Ultimately, the 2025-2026 National Cybersecurity Strategy guide is a living framework. It requires institutionalized technological foresight and regular horizon scanning to anticipate disruptive trends such as quantum computing and the convergence of robotics and IT. The World Bank has noted that countries at very different stages of digital and cyber maturity have used the guide to structure discussions, engage stakeholders, and turn policy goals into actionable plans—with nations like Ghana using earlier World Bank-supported reforms to rise to first place in Western and Central Africa on global cybersecurity index tracking. The path forward for cybersecurity and information governance professionals is one of continuous education and radical transparency. By treating cybersecurity as a strategic investment—one that pays dividends in contract wins, litigation preparedness, and incident cost avoidance—organizations can navigate this volatile era with confidence.

Who holds the keys to the kingdom when the autonomous agent tasked with defending the network becomes the very vector for its exploitation?

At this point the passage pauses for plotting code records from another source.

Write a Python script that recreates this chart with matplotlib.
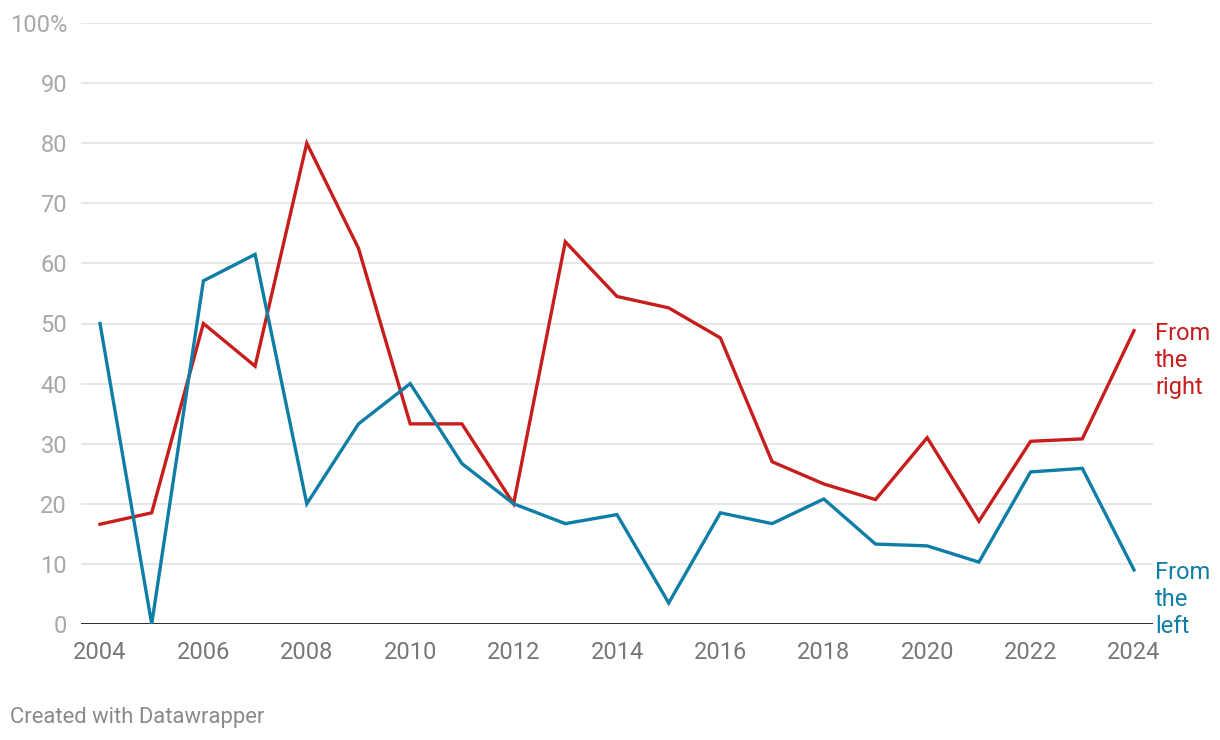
import matplotlib.pyplot as plt
import numpy as np

plt.rcParams['font.family'] = ['Roboto', 'DejaVu Sans']

years = np.arange(2004, 2025)
from_right = [16.6, 18.5, 50.0, 42.9, 80.0, 62.5, 33.3, 33.3, 20.0, 63.6, 54.5,
              52.6, 47.6, 27.0, 23.3, 20.7, 31.0, 17.1, 30.4, 30.8, 48.8]
from_left = [50.0, 0.0, 57.1, 61.5, 20.0, 33.3, 40.0, 26.7, 20.0, 16.7, 18.2,
             3.5, 18.5, 16.7, 20.8, 13.3, 13.0, 10.3, 25.3, 25.9, 9.0]

red = '#c71e1d'
blue = '#0f7ea6'

fig = plt.figure(figsize=(12.2, 7.4), dpi=100)
ax = fig.add_axes([81 / 1220, 116 / 740, (1153 - 81) / 1220, (624 - 23) / 740])

# grid
for v in range(10, 101, 10):
    ax.axhline(v, color='#e3e3e3', lw=1.2, zorder=0)
ax.axhline(0, color='#1a1a1a', lw=2, zorder=1)

ax.plot(years, from_right, color=red, lw=2.4, solid_joinstyle='miter', zorder=3)
ax.plot(years, from_left, color=blue, lw=2.4, solid_joinstyle='miter', zorder=3)

ax.set_xlim(2004 - 19 / 51.7, 2024 + 19 / 51.7)
ax.set_ylim(0, 100)

for s in ax.spines.values():
    s.set_visible(False)

ax.set_xticks(range(2004, 2025, 2))
ax.set_xticklabels([str(y) for y in range(2004, 2025, 2)])
ax.set_yticks(range(0, 101, 10))
ax.set_yticklabels([str(v) for v in range(0, 100, 10)] + ['100%'])
ax.tick_params(axis='x', length=0, pad=12.5, labelsize=17, labelcolor='#777777')
ax.tick_params(axis='y', length=0, pad=10, labelsize=17, labelcolor='#a8a8a8')

# end labels, first line centred on the last point
for vals, label, col in [(from_right, 'From\nthe\nright', red),
                         (from_left, 'From\nthe\nleft', blue)]:
    ax.annotate(label, xy=(1.0, vals[-1]), xycoords=ax.get_yaxis_transform(),
                xytext=(1.5, 6.5), textcoords='offset points',
                color=col, fontsize=17, va='top', ha='left', linespacing=1.23)

fig.text(10 / 1220, 1 - 717 / 740, 'Created with Datawrapper', color='#8a8a8a',
         fontsize=15.8, va='center', ha='left')

fig.savefig('out.png', dpi=100)
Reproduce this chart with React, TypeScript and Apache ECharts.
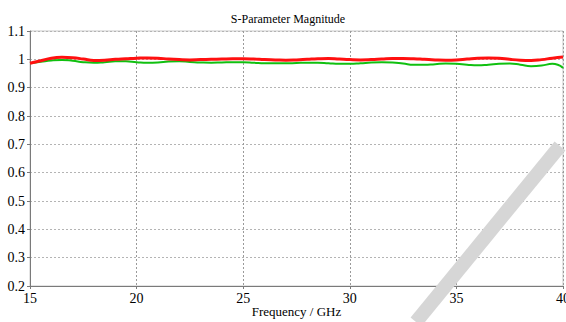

The Professional Imperative

None of this lives in abstraction. For cybersecurity practitioners, the convergence of agentic AI as a top-tier attack vector and US breach costs already exceeding $10 million means that autonomous defense and formal AI governance policies are no longer aspirational—they are operational necessities, and 63 percent of organizations have yet to establish them. Information governance professionals face a parallel reckoning: the outcome-based metric shift endorsed by the ITU/World Bank guide and CISA’s strategic plan, combined with the expansion of critical infrastructure definitions to include data centers and submarine cables, is rewriting how records and sensitive assets must be classified, stored, and defended under sovereign key control. And for those in the electronic evidence space, rapid eDiscovery market growth, record-breaking legal technology investment, and the thinning of manual support roles all point in one direction—verification protocols for AI-generated evidence, clear provenance trails, and litigation-ready workflows are the price of admission in a world where national frameworks are hardening around collection, authentication, chain of custody, and admissibility standards while deepfake and hallucination risks are woven into the fabric of daily practice. The gap between national policy and the professional desk has never been narrower, and the cost of ignoring that fact has never been higher.